Kinnie (/mt/) is a Maltese bittersweet carbonated soft drink brewed from bitter oranges and extracts of wormwood. It was first introduced in 1952 by the brewery Simonds Farsons Cisk, and continues to be produced by Farsons in Mrieħel, Birkirkara, Malta.

Kinnie is brown, and is drunk straight or mixed with alcohol. It holds a reputation for being Malta's favourite non-alcoholic beverage, sometimes even called the 'national soft drink'.

==History==
Kinnie was invented by Simonds Farsons Cisk's managing director Anthony Miceli Farrugia and was first produced in 1952 as an alternative to the cola drinks that proliferated in post-war Europe, specifically Coca-Cola. Its taste was deliberately kept different from its international competition due to branding reasons. In 1975, it became the soft drink of the year of the French Comité International d'Action Gastronomique et Touristique.

Kinnie's recipe is kept secret, though it is speculated to contain ginseng and rhubarb.

A Diet version for Kinnie appeared in 1984. In 2007, a new low calorie version of Kinnie called Kinnie Zest was made available. This has a stronger orange flavour, and is advertised as only having one calorie per bottle. Simonds started selling Kinnie Vita in 2014, which is sweetened using a blend of sugar and stevia leaf extract. In April 2021, Kinnie launched an alcoholic version of the drink called 'Kinnie Spritz'.

==Sales locations==
Kinnie is exported to the UK, Italy, Germany, Poland, the Netherlands, Libya, and Canada, while also being available in Japan.

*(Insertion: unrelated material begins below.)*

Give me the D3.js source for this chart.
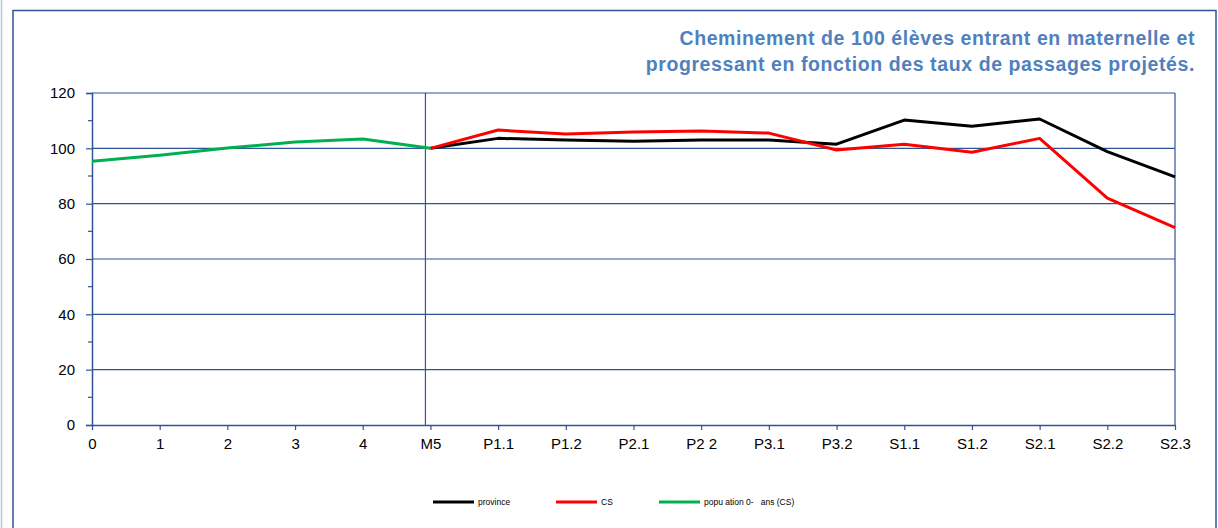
<!DOCTYPE html>
<html>
<head>
<meta charset="utf-8">
<script src="https://cdn.jsdelivr.net/npm/d3@7"></script>
<style>
  body { margin: 0; background: #fff; }
  svg { display: block; font-family: "Liberation Sans", Arial, sans-serif; }
</style>
</head>
<body>
<div class="chart"></div>
<script>
let width = 1218
let height = 528

let categories = ['0', '1', '2', '3', '4', 'M5', 'P1.1', 'P1.2', 'P2.1', 'P2 2', 'P3.1', 'P3.2', 'S1.1', 'S1.2', 'S2.1', 'S2.2', 'S2.3']
let province = [null, null, null, null, null, 100, 103.6, 103, 102.6, 103, 103, 101.5, 110.2, 108, 110.6, 98.8, 89.7]
let cs = [null, null, null, null, null, 100, 106.6, 105.2, 105.9, 106.3, 105.5, 99.4, 101.5, 98.6, 103.6, 82, 71.3]
let population = [95.3, 97.5, 100.1, 102.3, 103.4, 100, null, null, null, null, null, null, null, null, null, null, null]
let yTicks = [0, 20, 40, 60, 80, 100, 120]
let yMinor = [10, 30, 50, 70, 90, 110]

let seriesNames = ['province', 'CS', 'popu ation 0-   ans (CS)']
let seriesColors = ['#000000', '#ff0000', '#00b050']
let titleLines = ['Cheminement de 100 élèves entrant en maternelle et', 'progressant en fonction des taux de passages projetés.']

let axisBlue = '#2f5496'
let margin = { left: 92, right: 1175, top: 93, bottom: 425 }

let x = d3.scalePoint()
    .domain(categories)
    .range([margin.left, margin.right])

let y = d3.scaleLinear()
    .domain([0, 120])
    .range([margin.bottom, margin.top])

const svg = d3.create("svg")
    .attr("width", width)
    .attr("height", height)

// outer frame
svg.append("line")
    .attr("x1", 1.5).attr("x2", 1.5).attr("y1", 0).attr("y2", height)
    .attr("stroke", "#b4c6e0").attr("stroke-width", 1.5)
svg.append("rect")
    .attr("x", 13).attr("y", 10.5)
    .attr("width", 1203).attr("height", height + 10)
    .attr("fill", "none")
    .attr("stroke", axisBlue)
    .attr("stroke-width", 1.5)

// title
svg.append("g")
    .selectAll("text")
    .data(titleLines)
    .join("text")
    .attr("x", 1195)
    .attr("y", (d, i) => 45 + i * 26)
    .attr("text-anchor", "end")
    .attr("font-size", 19.5)
    .attr("letter-spacing", 0.6)
    .attr("font-weight", "bold")
    .attr("fill", "#4f81bd")
    .text(d => d)

// gridlines
svg.append("g")
    .selectAll("line")
    .data(yTicks.filter(d => d > 0))
    .join("line")
    .attr("x1", margin.left).attr("x2", margin.right)
    .attr("y1", d => y(d)).attr("y2", d => y(d))
    .attr("stroke", axisBlue)
    .attr("stroke-width", 1.2)

// right border of plot area
svg.append("line")
    .attr("x1", margin.right).attr("x2", margin.right)
    .attr("y1", margin.top).attr("y2", margin.bottom)
    .attr("stroke", axisBlue).attr("stroke-width", 1.2)

// divider near M5
svg.append("line")
    .attr("x1", x('M5') - 5).attr("x2", x('M5') - 5)
    .attr("y1", margin.top).attr("y2", margin.bottom)
    .attr("stroke", axisBlue).attr("stroke-width", 1.2)

// y axis
let yAxis = d3.axisLeft(y).tickValues(yTicks).tickSize(6).tickPadding(11)
let gy = svg.append("g")
    .attr("transform", `translate(${margin.left},0)`)
    .call(yAxis)
gy.select(".domain").attr("stroke", axisBlue).attr("stroke-width", 1.5)
gy.selectAll(".tick line").attr("stroke", axisBlue).attr("stroke-width", 1.2)
gy.selectAll("text").attr("font-size", 15).attr("fill", "#000").attr("font-family", "Liberation Sans, Arial, sans-serif")
gy.append("g")
    .selectAll("line")
    .data(yMinor)
    .join("line")
    .attr("x1", -4).attr("x2", 0)
    .attr("y1", d => y(d)).attr("y2", d => y(d))
    .attr("stroke", axisBlue).attr("stroke-width", 1.2)

// x axis
let xAxis = d3.axisBottom(x).tickSize(5).tickPadding(8).tickSizeOuter(0)
let gx = svg.append("g")
    .attr("transform", `translate(0,${margin.bottom})`)
    .call(xAxis)
gx.select(".domain").attr("stroke", axisBlue).attr("stroke-width", 1.5)
gx.selectAll(".tick line").attr("stroke", axisBlue).attr("stroke-width", 1.2)
gx.selectAll("text").attr("font-size", 15).attr("fill", "#000").attr("font-family", "Liberation Sans, Arial, sans-serif")

// series
let series = [province, cs, population]
let line = d3.line()
    .defined(d => d.v != null)
    .x(d => x(d.c))
    .y(d => y(d.v))

svg.append("g")
    .selectAll("path")
    .data(series)
    .join("path")
    .attr("fill", "none")
    .attr("stroke", (d, i) => seriesColors[i])
    .attr("stroke-width", 3)
    .attr("stroke-linejoin", "round")
    .attr("d", d => line(d.map((v, i) => ({ c: categories[i], v: v }))))

// legend
let legendX = [433, 556, 659]
let legend = svg.append("g")
    .selectAll("g")
    .data(seriesNames)
    .join("g")
    .attr("transform", (d, i) => `translate(${legendX[i]},502)`)
legend.append("line")
    .attr("x1", 0).attr("x2", 41)
    .attr("stroke", (d, i) => seriesColors[i])
    .attr("stroke-width", 3)
legend.append("text")
    .attr("x", 45)
    .attr("dy", "0.35em")
    .attr("font-size", 8.5)
    .attr("fill", "#000")
    .style("white-space", "pre")
    .text(d => d)

d3.select(".chart").node().append(svg.node())
</script>
</body>
</html>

Kinnie is produced in Birkirkara, Malta by Maltese Beverages Pty Limited, under a licence from Farsons.

In March 2009, it was announced that Farsons were going to start exporting Kinnie into Russia. In the summer of 2010, Farsons and Kinnie UK Limited soft-launched Kinnie and its two variants in London's West End, reaching almost 100 trial outlets by September 2010.